** BEGIN Provided data **
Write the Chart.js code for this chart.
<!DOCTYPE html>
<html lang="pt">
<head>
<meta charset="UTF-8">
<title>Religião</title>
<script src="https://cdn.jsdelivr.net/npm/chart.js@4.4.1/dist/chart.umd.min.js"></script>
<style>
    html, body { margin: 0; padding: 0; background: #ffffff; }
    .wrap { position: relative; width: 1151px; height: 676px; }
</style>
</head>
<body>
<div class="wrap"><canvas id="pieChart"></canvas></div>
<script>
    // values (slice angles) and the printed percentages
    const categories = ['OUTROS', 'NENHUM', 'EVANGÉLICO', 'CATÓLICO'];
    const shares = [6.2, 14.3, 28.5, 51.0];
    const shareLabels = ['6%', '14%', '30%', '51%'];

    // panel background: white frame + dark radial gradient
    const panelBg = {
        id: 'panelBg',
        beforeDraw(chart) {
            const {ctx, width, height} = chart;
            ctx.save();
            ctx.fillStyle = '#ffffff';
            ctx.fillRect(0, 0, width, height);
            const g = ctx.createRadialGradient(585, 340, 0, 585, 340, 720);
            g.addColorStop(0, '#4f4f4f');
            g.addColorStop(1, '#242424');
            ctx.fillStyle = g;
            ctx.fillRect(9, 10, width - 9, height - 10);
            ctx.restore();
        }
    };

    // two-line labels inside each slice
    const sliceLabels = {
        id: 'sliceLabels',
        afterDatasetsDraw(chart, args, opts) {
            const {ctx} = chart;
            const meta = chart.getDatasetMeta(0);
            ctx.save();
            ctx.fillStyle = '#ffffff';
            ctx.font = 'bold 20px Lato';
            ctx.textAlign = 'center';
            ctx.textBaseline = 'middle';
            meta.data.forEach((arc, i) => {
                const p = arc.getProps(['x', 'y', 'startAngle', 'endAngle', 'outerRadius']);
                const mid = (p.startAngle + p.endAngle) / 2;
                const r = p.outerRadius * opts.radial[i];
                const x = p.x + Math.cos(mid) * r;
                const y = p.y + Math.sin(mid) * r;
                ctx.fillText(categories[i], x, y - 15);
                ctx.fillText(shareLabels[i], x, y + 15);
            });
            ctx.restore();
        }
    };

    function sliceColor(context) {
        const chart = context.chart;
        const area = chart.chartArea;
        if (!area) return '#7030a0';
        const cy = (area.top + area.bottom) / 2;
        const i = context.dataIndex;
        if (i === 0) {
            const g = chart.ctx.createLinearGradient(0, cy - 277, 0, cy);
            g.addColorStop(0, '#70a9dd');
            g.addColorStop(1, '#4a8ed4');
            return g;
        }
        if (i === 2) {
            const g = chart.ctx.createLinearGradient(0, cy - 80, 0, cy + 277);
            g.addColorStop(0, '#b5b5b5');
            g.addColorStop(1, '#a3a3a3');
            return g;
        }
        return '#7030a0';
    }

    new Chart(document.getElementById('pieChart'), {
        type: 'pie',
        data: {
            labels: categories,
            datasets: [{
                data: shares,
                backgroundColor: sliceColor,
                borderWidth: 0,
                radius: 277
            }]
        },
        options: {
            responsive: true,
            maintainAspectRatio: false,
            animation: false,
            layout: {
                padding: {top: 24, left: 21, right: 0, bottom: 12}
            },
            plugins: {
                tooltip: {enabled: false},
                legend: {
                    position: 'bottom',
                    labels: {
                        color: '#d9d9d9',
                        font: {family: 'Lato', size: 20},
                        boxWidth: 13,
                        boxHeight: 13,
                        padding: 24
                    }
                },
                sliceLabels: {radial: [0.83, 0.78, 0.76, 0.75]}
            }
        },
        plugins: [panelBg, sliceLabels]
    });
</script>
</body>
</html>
** END Provided data **
** BEGIN Provided data **
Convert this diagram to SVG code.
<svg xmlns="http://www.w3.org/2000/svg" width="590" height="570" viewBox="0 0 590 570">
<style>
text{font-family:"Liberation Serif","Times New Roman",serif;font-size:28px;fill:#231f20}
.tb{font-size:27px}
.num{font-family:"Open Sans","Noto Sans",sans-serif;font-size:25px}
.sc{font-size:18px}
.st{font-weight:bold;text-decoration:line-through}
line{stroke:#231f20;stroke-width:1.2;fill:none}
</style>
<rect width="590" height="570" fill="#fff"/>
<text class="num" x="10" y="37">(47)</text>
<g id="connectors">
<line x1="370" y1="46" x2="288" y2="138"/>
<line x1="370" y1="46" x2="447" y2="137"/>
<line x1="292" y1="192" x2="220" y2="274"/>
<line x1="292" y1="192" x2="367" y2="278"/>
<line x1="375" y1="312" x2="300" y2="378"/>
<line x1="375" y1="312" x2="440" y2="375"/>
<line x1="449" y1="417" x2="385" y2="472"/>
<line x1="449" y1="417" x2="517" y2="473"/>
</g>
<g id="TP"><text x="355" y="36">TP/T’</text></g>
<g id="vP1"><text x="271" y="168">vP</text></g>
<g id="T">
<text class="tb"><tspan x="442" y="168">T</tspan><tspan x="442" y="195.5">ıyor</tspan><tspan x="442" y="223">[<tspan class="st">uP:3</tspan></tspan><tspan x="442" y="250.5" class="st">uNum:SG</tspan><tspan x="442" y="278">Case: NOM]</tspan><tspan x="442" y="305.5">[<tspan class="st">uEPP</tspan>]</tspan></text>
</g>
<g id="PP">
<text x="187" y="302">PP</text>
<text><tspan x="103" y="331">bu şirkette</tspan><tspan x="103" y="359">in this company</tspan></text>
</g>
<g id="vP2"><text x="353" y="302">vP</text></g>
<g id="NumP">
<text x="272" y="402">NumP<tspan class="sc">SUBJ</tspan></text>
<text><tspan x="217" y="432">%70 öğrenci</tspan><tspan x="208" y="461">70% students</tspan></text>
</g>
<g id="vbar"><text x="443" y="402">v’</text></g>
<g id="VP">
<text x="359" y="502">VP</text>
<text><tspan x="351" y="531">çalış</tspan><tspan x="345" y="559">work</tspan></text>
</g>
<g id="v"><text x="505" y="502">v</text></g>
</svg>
** END Provided data **
■ **Written instruction**
Everything from the line containing "Write the Chart.js code for this chart." down to the line containing "const shareLabels = ['6%', '14%', '30%', '51%'];" should be repeated exactly, with both end lines kept and no other lines added.

■ **Worked answer**
Write the Chart.js code for this chart.
<!DOCTYPE html>
<html lang="pt">
<head>
<meta charset="UTF-8">
<title>Religião</title>
<script src="https://cdn.jsdelivr.net/npm/chart.js@4.4.1/dist/chart.umd.min.js"></script>
<style>
    html, body { margin: 0; padding: 0; background: #ffffff; }
    .wrap { position: relative; width: 1151px; height: 676px; }
</style>
</head>
<body>
<div class="wrap"><canvas id="pieChart"></canvas></div>
<script>
    // values (slice angles) and the printed percentages
    const categories = ['OUTROS', 'NENHUM', 'EVANGÉLICO', 'CATÓLICO'];
    const shares = [6.2, 14.3, 28.5, 51.0];
    const shareLabels = ['6%', '14%', '30%', '51%'];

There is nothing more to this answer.